Figure 2. Perceptions of being behind on student loans and financial well-being
Source: Social Policy Institute COVID-19 Survey
We need better solutions for student debt relief under COVID-19
The CARES Act’s administrative forbearance on federal student loans may be helpful in the short term, as it allows borrowers to pause their payments. However, in the long term, this policy will likely extend the term of these loans, which will in turn, extend the impact of these loans on borrowers. For example, while in the short term being behind in loan payments may manifest itself in lower subjective measures of FWB, in the long term it may manifest itself into more objective measures, such as delayed home-buying and family formation, as well as a larger wealth gap across income groups. Thus, if the effects of COVID-19 are unequally distributed to student debt holders, we must ask ourselves if the relief policies should match this distribution. We believe the answer is yes, and therefore propose a variety of short- and long-term means-tested solutions:
- We suggest another round of cash transfers for LMI households, or a larger amount of cash for LMI households in more widely distributed transfers.

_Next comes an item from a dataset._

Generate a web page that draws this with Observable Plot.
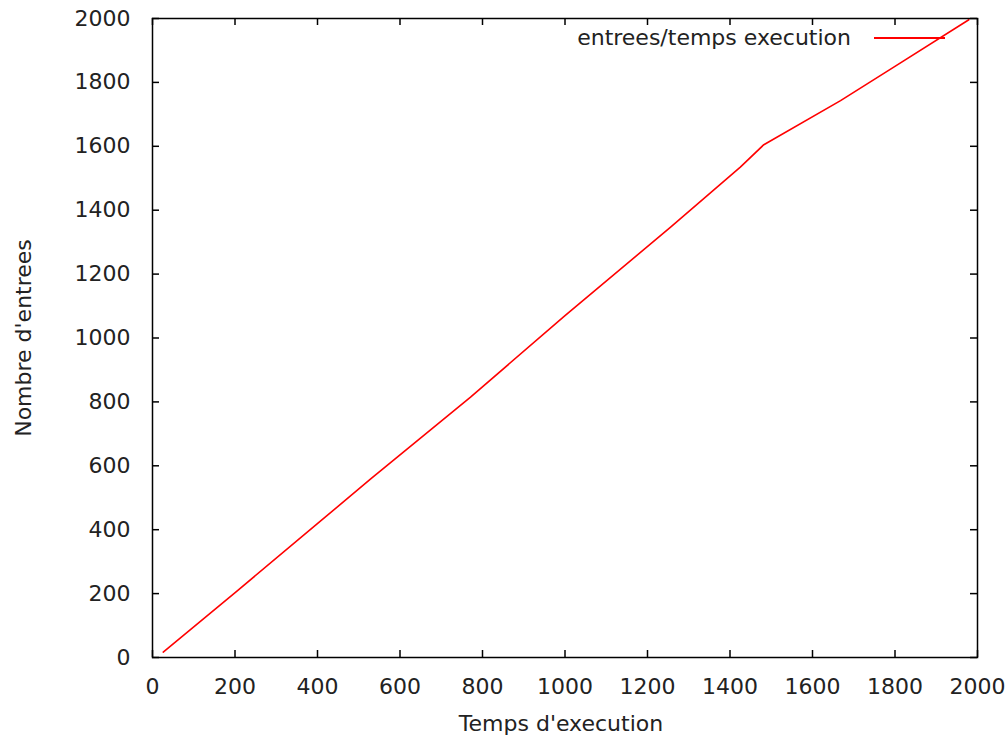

- We also support many of the central tenets of the HEROES Act, which was recently passed by House Democrats. The bill would extend the temporary loan relief through September 2021 and allow for the cancellation of some federal and private student loans (up to $10,000 per borrower). While some have noted the efficiency and effectiveness of universal debt cancellation, we believe that LMI households should receive a larger amount of debt cancellation as a mechanism to fend off rising inequality in the wake of COVID-19.
- Finally, we propose that the federal government make an effort to extend private student loan borrowers and lenders a similar level of relief that federal student loan borrowers received with the CARES Act. This has been done in multiple states thus far and can reasonably be replicated in other states as well.